* _Provided data_:
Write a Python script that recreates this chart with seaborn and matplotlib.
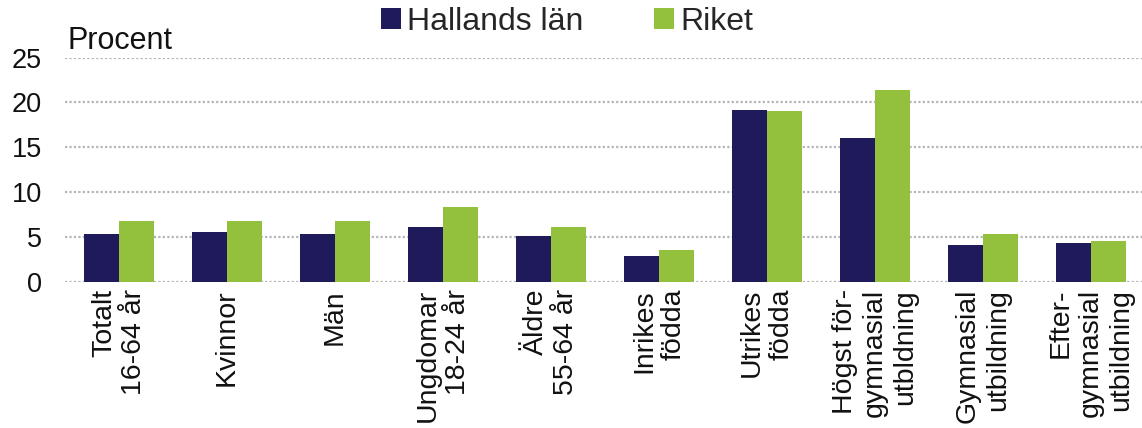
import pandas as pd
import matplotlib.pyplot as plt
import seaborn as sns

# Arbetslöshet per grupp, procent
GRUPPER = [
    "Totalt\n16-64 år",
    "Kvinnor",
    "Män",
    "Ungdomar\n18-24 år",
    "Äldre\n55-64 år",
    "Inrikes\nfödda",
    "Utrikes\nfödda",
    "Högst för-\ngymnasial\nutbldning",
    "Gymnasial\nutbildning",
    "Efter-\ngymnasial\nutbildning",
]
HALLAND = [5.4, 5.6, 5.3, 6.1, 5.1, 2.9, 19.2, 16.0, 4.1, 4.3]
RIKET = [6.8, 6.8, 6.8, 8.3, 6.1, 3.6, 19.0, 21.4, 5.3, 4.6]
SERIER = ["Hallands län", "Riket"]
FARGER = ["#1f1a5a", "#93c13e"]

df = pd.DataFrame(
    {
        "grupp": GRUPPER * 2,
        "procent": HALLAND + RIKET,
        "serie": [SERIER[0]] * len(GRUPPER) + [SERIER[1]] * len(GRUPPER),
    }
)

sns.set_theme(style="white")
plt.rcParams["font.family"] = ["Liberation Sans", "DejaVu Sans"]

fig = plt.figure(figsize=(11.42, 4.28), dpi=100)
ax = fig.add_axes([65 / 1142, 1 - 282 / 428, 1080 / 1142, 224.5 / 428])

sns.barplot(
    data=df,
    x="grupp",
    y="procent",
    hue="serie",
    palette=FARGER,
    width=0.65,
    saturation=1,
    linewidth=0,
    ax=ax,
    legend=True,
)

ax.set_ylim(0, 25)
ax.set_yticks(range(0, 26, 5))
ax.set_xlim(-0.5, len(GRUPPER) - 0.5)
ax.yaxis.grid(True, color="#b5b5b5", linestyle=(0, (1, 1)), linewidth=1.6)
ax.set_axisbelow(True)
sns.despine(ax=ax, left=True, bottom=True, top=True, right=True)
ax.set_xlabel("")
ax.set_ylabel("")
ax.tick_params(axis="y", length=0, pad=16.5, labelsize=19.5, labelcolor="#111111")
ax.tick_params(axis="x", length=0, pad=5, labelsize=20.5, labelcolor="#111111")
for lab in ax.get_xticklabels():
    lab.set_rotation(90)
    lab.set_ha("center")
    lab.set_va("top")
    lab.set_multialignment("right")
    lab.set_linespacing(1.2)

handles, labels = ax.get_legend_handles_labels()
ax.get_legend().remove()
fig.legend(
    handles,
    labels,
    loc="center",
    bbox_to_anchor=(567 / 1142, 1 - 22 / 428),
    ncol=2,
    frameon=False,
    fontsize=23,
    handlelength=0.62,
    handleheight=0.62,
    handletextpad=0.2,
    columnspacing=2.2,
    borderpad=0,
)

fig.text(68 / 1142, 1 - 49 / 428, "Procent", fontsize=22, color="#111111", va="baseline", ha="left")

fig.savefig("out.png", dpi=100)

* _Exercise_: Every line above should be returned exactly; the pictures stay out.

* _Worked answer_:
Write a Python script that recreates this chart with seaborn and matplotlib.
import pandas as pd
import matplotlib.pyplot as plt
import seaborn as sns

# Arbetslöshet per grupp, procent
GRUPPER = [
    "Totalt\n16-64 år",
    "Kvinnor",
    "Män",
    "Ungdomar\n18-24 år",
    "Äldre\n55-64 år",
    "Inrikes\nfödda",
    "Utrikes\nfödda",
    "Högst för-\ngymnasial\nutbldning",
    "Gymnasial\nutbildning",
    "Efter-\ngymnasial\nutbildning",
]
HALLAND = [5.4, 5.6, 5.3, 6.1, 5.1, 2.9, 19.2, 16.0, 4.1, 4.3]
RIKET = [6.8, 6.8, 6.8, 8.3, 6.1, 3.6, 19.0, 21.4, 5.3, 4.6]
SERIER = ["Hallands län", "Riket"]
FARGER = ["#1f1a5a", "#93c13e"]

df = pd.DataFrame(
    {
        "grupp": GRUPPER * 2,
        "procent": HALLAND + RIKET,
        "serie": [SERIER[0]] * len(GRUPPER) + [SERIER[1]] * len(GRUPPER),
    }
)

sns.set_theme(style="white")
plt.rcParams["font.family"] = ["Liberation Sans", "DejaVu Sans"]

fig = plt.figure(figsize=(11.42, 4.28), dpi=100)
ax = fig.add_axes([65 / 1142, 1 - 282 / 428, 1080 / 1142, 224.5 / 428])

sns.barplot(
    data=df,
    x="grupp",
    y="procent",
    hue="serie",
    palette=FARGER,
    width=0.65,
    saturation=1,
    linewidth=0,
    ax=ax,
    legend=True,
)

ax.set_ylim(0, 25)
ax.set_yticks(range(0, 26, 5))
ax.set_xlim(-0.5, len(GRUPPER) - 0.5)
ax.yaxis.grid(True, color="#b5b5b5", linestyle=(0, (1, 1)), linewidth=1.6)
ax.set_axisbelow(True)
sns.despine(ax=ax, left=True, bottom=True, top=True, right=True)
ax.set_xlabel("")
ax.set_ylabel("")
ax.tick_params(axis="y", length=0, pad=16.5, labelsize=19.5, labelcolor="#111111")
ax.tick_params(axis="x", length=0, pad=5, labelsize=20.5, labelcolor="#111111")
for lab in ax.get_xticklabels():
    lab.set_rotation(90)
    lab.set_ha("center")
    lab.set_va("top")
    lab.set_multialignment("right")
    lab.set_linespacing(1.2)

handles, labels = ax.get_legend_handles_labels()
ax.get_legend().remove()
fig.legend(
    handles,
    labels,
    loc="center",
    bbox_to_anchor=(567 / 1142, 1 - 22 / 428),
    ncol=2,
    frameon=False,
    fontsize=23,
    handlelength=0.62,
    handleheight=0.62,
    handletextpad=0.2,
    columnspacing=2.2,
    borderpad=0,
)

fig.text(68 / 1142, 1 - 49 / 428, "Procent", fontsize=22, color="#111111", va="baseline", ha="left")

fig.savefig("out.png", dpi=100)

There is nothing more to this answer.